- [Task requirements] Skip every picture and transcribe the remaining material exactly.
**********
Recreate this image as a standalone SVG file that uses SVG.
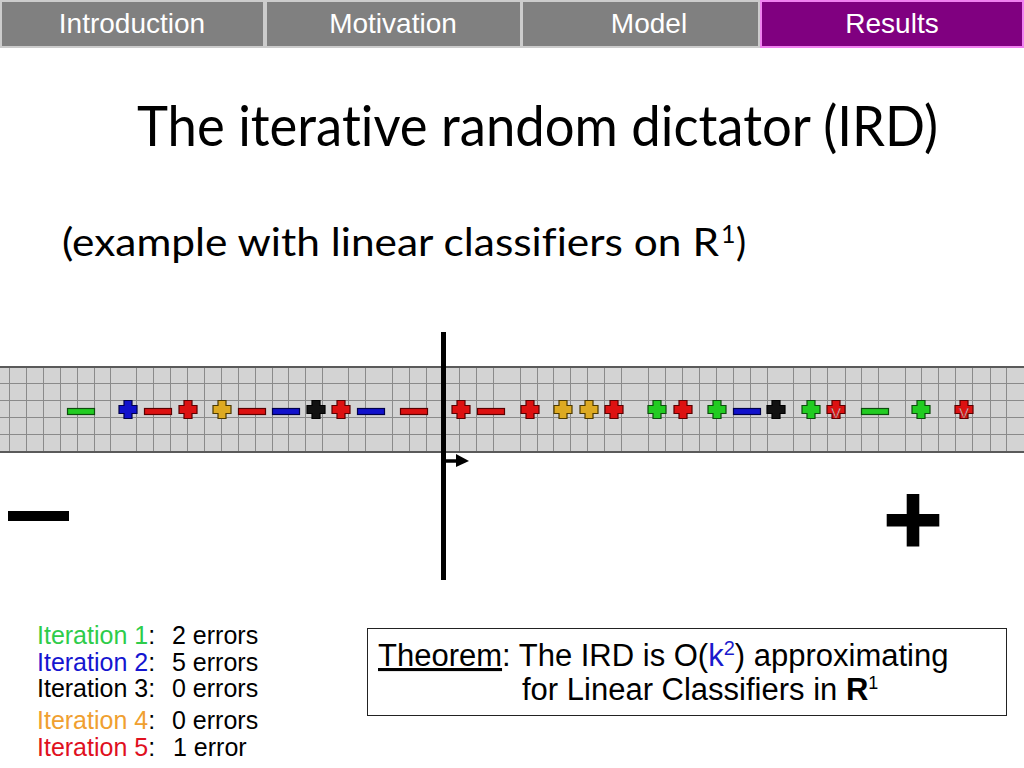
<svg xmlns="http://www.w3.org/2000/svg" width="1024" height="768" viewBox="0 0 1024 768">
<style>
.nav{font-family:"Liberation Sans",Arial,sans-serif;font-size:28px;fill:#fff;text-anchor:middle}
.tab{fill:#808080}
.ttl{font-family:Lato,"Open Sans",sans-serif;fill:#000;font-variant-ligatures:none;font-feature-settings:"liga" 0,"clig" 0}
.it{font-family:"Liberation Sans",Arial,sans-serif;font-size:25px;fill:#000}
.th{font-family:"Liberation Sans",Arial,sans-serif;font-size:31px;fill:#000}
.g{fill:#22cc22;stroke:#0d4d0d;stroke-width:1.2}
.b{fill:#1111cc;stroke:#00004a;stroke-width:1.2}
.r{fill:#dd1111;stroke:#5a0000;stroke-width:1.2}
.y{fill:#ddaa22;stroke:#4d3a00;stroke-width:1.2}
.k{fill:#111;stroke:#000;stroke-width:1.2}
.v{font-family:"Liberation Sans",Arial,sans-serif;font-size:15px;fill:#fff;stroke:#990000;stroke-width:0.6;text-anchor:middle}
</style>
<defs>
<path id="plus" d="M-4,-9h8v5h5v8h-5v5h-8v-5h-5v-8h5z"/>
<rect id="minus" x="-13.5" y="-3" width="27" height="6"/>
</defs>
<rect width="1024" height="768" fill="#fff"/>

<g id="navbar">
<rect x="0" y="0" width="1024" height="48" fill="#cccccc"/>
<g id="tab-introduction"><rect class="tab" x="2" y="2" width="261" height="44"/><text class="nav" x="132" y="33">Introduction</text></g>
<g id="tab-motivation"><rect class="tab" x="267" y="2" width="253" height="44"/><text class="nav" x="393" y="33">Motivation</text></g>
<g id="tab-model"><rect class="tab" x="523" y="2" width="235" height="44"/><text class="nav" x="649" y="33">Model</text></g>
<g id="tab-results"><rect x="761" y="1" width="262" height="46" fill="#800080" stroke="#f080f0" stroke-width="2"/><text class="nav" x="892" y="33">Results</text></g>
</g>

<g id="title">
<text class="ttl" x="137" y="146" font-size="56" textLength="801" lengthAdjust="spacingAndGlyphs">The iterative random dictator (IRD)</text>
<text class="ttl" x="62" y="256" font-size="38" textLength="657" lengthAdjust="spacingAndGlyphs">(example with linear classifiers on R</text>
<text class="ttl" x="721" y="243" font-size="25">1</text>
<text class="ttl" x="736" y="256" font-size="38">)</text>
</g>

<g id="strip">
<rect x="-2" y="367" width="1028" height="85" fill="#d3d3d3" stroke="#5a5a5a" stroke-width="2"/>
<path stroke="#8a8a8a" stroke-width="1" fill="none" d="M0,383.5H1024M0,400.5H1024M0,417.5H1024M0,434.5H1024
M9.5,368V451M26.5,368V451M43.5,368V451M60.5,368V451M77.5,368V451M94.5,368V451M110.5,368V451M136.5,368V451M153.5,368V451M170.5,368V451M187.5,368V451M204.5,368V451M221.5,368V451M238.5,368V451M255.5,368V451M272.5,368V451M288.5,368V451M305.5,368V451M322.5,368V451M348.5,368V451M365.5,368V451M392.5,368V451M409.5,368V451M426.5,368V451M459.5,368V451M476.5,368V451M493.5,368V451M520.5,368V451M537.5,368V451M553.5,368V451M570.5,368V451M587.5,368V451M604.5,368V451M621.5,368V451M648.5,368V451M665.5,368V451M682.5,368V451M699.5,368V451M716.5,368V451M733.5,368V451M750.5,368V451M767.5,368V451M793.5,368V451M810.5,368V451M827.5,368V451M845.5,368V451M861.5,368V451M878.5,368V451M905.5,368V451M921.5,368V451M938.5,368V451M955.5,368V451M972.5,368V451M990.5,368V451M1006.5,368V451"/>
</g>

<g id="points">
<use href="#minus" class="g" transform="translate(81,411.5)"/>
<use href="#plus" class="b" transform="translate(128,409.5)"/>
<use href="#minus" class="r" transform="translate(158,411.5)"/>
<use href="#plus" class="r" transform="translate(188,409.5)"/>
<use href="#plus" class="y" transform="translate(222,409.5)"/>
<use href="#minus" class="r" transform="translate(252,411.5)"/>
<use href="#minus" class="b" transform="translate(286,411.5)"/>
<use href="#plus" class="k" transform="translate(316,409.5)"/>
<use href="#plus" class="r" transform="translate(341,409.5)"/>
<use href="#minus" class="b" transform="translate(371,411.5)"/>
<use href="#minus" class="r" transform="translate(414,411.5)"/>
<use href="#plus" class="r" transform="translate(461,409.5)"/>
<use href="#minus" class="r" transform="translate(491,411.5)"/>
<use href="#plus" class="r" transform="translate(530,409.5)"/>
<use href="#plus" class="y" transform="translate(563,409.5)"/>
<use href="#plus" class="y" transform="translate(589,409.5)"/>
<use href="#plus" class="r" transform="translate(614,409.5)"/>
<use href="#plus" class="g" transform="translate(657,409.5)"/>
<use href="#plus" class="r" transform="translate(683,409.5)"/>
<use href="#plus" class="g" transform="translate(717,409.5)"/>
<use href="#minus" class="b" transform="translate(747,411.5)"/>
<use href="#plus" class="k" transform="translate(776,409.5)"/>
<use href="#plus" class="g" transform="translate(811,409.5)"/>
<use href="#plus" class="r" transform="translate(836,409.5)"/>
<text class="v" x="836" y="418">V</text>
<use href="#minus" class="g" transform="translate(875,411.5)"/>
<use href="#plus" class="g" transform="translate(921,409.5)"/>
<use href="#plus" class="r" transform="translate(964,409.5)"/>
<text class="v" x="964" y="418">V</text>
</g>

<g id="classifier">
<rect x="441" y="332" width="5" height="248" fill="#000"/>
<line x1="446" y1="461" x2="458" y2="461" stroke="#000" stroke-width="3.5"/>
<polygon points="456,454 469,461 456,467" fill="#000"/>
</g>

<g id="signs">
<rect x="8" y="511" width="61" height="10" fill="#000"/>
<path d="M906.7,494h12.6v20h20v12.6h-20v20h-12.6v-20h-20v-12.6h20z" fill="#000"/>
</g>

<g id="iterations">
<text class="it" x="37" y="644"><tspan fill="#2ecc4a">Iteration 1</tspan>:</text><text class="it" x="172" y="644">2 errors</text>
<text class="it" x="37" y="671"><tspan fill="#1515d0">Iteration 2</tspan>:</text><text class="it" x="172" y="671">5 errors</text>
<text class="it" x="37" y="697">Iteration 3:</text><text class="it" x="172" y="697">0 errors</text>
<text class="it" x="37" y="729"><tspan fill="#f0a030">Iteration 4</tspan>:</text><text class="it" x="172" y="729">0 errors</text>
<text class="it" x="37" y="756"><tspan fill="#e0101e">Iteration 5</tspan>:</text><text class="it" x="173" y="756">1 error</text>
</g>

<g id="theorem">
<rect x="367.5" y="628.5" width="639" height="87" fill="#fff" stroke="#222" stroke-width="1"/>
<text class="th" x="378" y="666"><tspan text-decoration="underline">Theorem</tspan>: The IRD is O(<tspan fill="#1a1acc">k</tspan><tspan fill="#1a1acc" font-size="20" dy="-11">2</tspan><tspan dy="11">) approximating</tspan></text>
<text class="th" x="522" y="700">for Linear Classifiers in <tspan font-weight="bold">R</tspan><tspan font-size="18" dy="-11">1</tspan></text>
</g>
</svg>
**********
- [In response]
Recreate this image as a standalone SVG file that uses SVG.
<svg xmlns="http://www.w3.org/2000/svg" width="1024" height="768" viewBox="0 0 1024 768">
<style>
.nav{font-family:"Liberation Sans",Arial,sans-serif;font-size:28px;fill:#fff;text-anchor:middle}
.tab{fill:#808080}
.ttl{font-family:Lato,"Open Sans",sans-serif;fill:#000;font-variant-ligatures:none;font-feature-settings:"liga" 0,"clig" 0}
.it{font-family:"Liberation Sans",Arial,sans-serif;font-size:25px;fill:#000}
.th{font-family:"Liberation Sans",Arial,sans-serif;font-size:31px;fill:#000}
.g{fill:#22cc22;stroke:#0d4d0d;stroke-width:1.2}
.b{fill:#1111cc;stroke:#00004a;stroke-width:1.2}
.r{fill:#dd1111;stroke:#5a0000;stroke-width:1.2}
.y{fill:#ddaa22;stroke:#4d3a00;stroke-width:1.2}
.k{fill:#111;stroke:#000;stroke-width:1.2}
.v{font-family:"Liberation Sans",Arial,sans-serif;font-size:15px;fill:#fff;stroke:#990000;stroke-width:0.6;text-anchor:middle}
</style>
<defs>
<path id="plus" d="M-4,-9h8v5h5v8h-5v5h-8v-5h-5v-8h5z"/>
<rect id="minus" x="-13.5" y="-3" width="27" height="6"/>
</defs>
<rect width="1024" height="768" fill="#fff"/>

<g id="navbar">
<rect x="0" y="0" width="1024" height="48" fill="#cccccc"/>
<g id="tab-introduction"><rect class="tab" x="2" y="2" width="261" height="44"/><text class="nav" x="132" y="33">Introduction</text></g>
<g id="tab-motivation"><rect class="tab" x="267" y="2" width="253" height="44"/><text class="nav" x="393" y="33">Motivation</text></g>
<g id="tab-model"><rect class="tab" x="523" y="2" width="235" height="44"/><text class="nav" x="649" y="33">Model</text></g>
<g id="tab-results"><rect x="761" y="1" width="262" height="46" fill="#800080" stroke="#f080f0" stroke-width="2"/><text class="nav" x="892" y="33">Results</text></g>
</g>

<g id="title">
<text class="ttl" x="137" y="146" font-size="56" textLength="801" lengthAdjust="spacingAndGlyphs">The iterative random dictator (IRD)</text>
<text class="ttl" x="62" y="256" font-size="38" textLength="657" lengthAdjust="spacingAndGlyphs">(example with linear classifiers on R</text>
<text class="ttl" x="721" y="243" font-size="25">1</text>
<text class="ttl" x="736" y="256" font-size="38">)</text>
</g>

<g id="strip">
<rect x="-2" y="367" width="1028" height="85" fill="#d3d3d3" stroke="#5a5a5a" stroke-width="2"/>
<path stroke="#8a8a8a" stroke-width="1" fill="none" d="M0,383.5H1024M0,400.5H1024M0,417.5H1024M0,434.5H1024
M9.5,368V451M26.5,368V451M43.5,368V451M60.5,368V451M77.5,368V451M94.5,368V451M110.5,368V451M136.5,368V451M153.5,368V451M170.5,368V451M187.5,368V451M204.5,368V451M221.5,368V451M238.5,368V451M255.5,368V451M272.5,368V451M288.5,368V451M305.5,368V451M322.5,368V451M348.5,368V451M365.5,368V451M392.5,368V451M409.5,368V451M426.5,368V451M459.5,368V451M476.5,368V451M493.5,368V451M520.5,368V451M537.5,368V451M553.5,368V451M570.5,368V451M587.5,368V451M604.5,368V451M621.5,368V451M648.5,368V451M665.5,368V451M682.5,368V451M699.5,368V451M716.5,368V451M733.5,368V451M750.5,368V451M767.5,368V451M793.5,368V451M810.5,368V451M827.5,368V451M845.5,368V451M861.5,368V451M878.5,368V451M905.5,368V451M921.5,368V451M938.5,368V451M955.5,368V451M972.5,368V451M990.5,368V451M1006.5,368V451"/>
</g>

<g id="points">
<use href="#minus" class="g" transform="translate(81,411.5)"/>
<use href="#plus" class="b" transform="translate(128,409.5)"/>
<use href="#minus" class="r" transform="translate(158,411.5)"/>
<use href="#plus" class="r" transform="translate(188,409.5)"/>
<use href="#plus" class="y" transform="translate(222,409.5)"/>
<use href="#minus" class="r" transform="translate(252,411.5)"/>
<use href="#minus" class="b" transform="translate(286,411.5)"/>
<use href="#plus" class="k" transform="translate(316,409.5)"/>
<use href="#plus" class="r" transform="translate(341,409.5)"/>
<use href="#minus" class="b" transform="translate(371,411.5)"/>
<use href="#minus" class="r" transform="translate(414,411.5)"/>
<use href="#plus" class="r" transform="translate(461,409.5)"/>
<use href="#minus" class="r" transform="translate(491,411.5)"/>
<use href="#plus" class="r" transform="translate(530,409.5)"/>
<use href="#plus" class="y" transform="translate(563,409.5)"/>
<use href="#plus" class="y" transform="translate(589,409.5)"/>
<use href="#plus" class="r" transform="translate(614,409.5)"/>
<use href="#plus" class="g" transform="translate(657,409.5)"/>
<use href="#plus" class="r" transform="translate(683,409.5)"/>
<use href="#plus" class="g" transform="translate(717,409.5)"/>
<use href="#minus" class="b" transform="translate(747,411.5)"/>
<use href="#plus" class="k" transform="translate(776,409.5)"/>
<use href="#plus" class="g" transform="translate(811,409.5)"/>
<use href="#plus" class="r" transform="translate(836,409.5)"/>
<text class="v" x="836" y="418">V</text>
<use href="#minus" class="g" transform="translate(875,411.5)"/>
<use href="#plus" class="g" transform="translate(921,409.5)"/>
<use href="#plus" class="r" transform="translate(964,409.5)"/>
<text class="v" x="964" y="418">V</text>
</g>

<g id="classifier">
<rect x="441" y="332" width="5" height="248" fill="#000"/>
<line x1="446" y1="461" x2="458" y2="461" stroke="#000" stroke-width="3.5"/>
<polygon points="456,454 469,461 456,467" fill="#000"/>
</g>

<g id="signs">
<rect x="8" y="511" width="61" height="10" fill="#000"/>
<path d="M906.7,494h12.6v20h20v12.6h-20v20h-12.6v-20h-20v-12.6h20z" fill="#000"/>
</g>

<g id="iterations">
<text class="it" x="37" y="644"><tspan fill="#2ecc4a">Iteration 1</tspan>:</text><text class="it" x="172" y="644">2 errors</text>
<text class="it" x="37" y="671"><tspan fill="#1515d0">Iteration 2</tspan>:</text><text class="it" x="172" y="671">5 errors</text>
<text class="it" x="37" y="697">Iteration 3:</text><text class="it" x="172" y="697">0 errors</text>
<text class="it" x="37" y="729"><tspan fill="#f0a030">Iteration 4</tspan>:</text><text class="it" x="172" y="729">0 errors</text>
<text class="it" x="37" y="756"><tspan fill="#e0101e">Iteration 5</tspan>:</text><text class="it" x="173" y="756">1 error</text>
</g>

<g id="theorem">
<rect x="367.5" y="628.5" width="639" height="87" fill="#fff" stroke="#222" stroke-width="1"/>
<text class="th" x="378" y="666"><tspan text-decoration="underline">Theorem</tspan>: The IRD is O(<tspan fill="#1a1acc">k</tspan><tspan fill="#1a1acc" font-size="20" dy="-11">2</tspan><tspan dy="11">) approximating</tspan></text>
<text class="th" x="522" y="700">for Linear Classifiers in <tspan font-weight="bold">R</tspan><tspan font-size="18" dy="-11">1</tspan></text>
</g>
</svg>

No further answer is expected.